An array of investigative pieces have appeared on ABC News, the ProPublica website and inThe Wall Street Journal about the recent deadly oil spill off the Gulf of Mexico. Here are some highlights:

ABC News reports that BP has been fighting safety regulation for years.

In a letter sent last year to the Department of the Interior, BP objected to what it called “extensive, prescriptive regulations” proposed in new rules to toughen safety standards. “We believe industry’s current safety and environmental statistics demonstrate that the voluntary programs…continue to be very successful.”

But this resistance goes all the way back to the Clinton government. The oil company has lobbied hard to prevent the additional safety measures — and been pretty successful. The Sierra Club’s chairman told ABC that despite questions raised during the Bush administration about an additional layer of safeguards, the federal government decided not to push for more mandatory safety measures as they believed — get this — “the industry would be motivated to do it themselves.” Yeaaaaaah.

Thanks to Rhonda Schwartz, Brian Ross and Matthew Mosk for digging into BP’s history of fighting safety rules. Read the entire story here.

Meanwhile, this is not the first time that BP has found itself at the center of a major environmental disaster, reports ProPublica’s Abrahm Lustgarten.

In March 2005, a massive explosion ripped through a tower at BP’s refinery in Texas City, Texas, killing 15 workers and injuring 170 others. Investigators later determined that the company had ignored its own protocols on operating the tower, which was filled with gasoline, and that a warning system had been disabled.

The company pleaded guilty to federal felony charges and was fined more than $50 million by the U.S. Environmental Protection Agency.

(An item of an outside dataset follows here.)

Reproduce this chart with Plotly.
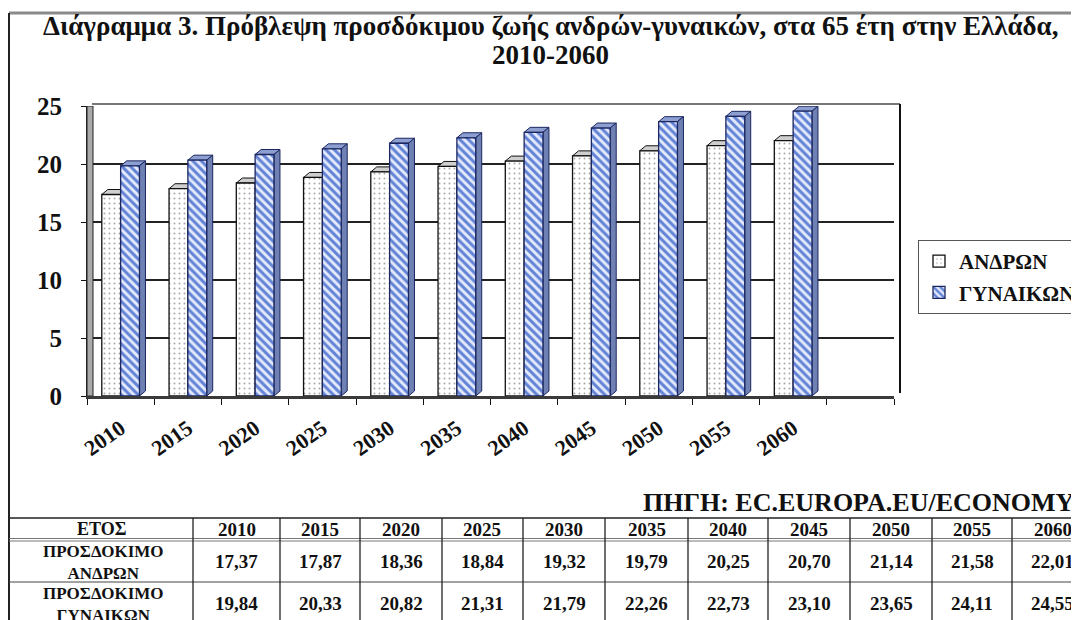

The article goes on to cite multiple oil spills in Alaska and fines the company faced as a result of them. In the past year, Lustgarten writes, BP has been steadily cutting costs while its quarterly earnings are up by more than 100 percent. (Perhaps BP should use their profits to invest in more safety equipment.)

Meanwhile, the same reporter writes that the chemicals meant to break up the oil spill may have toxic properties of their own. They have been known to cause respiratory problems, kidney and blood disorders, headaches, vomiting and reproductive problems. They have also been found to kill fish eggs.

“There is a chemical toxicity to the dispersant compound that in many ways is worse than oil,” said Richard Charter, a foremost expert on marine biology and oil spills who is a senior policy advisor for Marine Programs for Defenders of Wildlife and is chairman of the Gulf of the Farallones National Marine Sanctuary Advisory Council. “It’s a trade off — you’re damned if you do damned if you don’t — of trying to minimize the damage coming to shore, but in so doing you may be more seriously damaging the ecosystem offshore.”

Read the full article here.

Meanwhile, the WSJ reports that Transocean, the company that BP is blaming for the disaster — “It wasn’t our accident, but we are absolutely responsible for the oil, for cleaning it up, and that’s what we intend to do,” BP Group CEO Tony Hayward told NBC’s “TODAY” show. The rig that exploded on April 20 and then sank was run by another company, Transocean, he reminded viewers. That rig, he said, “was run by their people, their processes” — eliminated executive bonuses last year, as an incentive to prevent future accidents like the deaths of four company employees in 2009.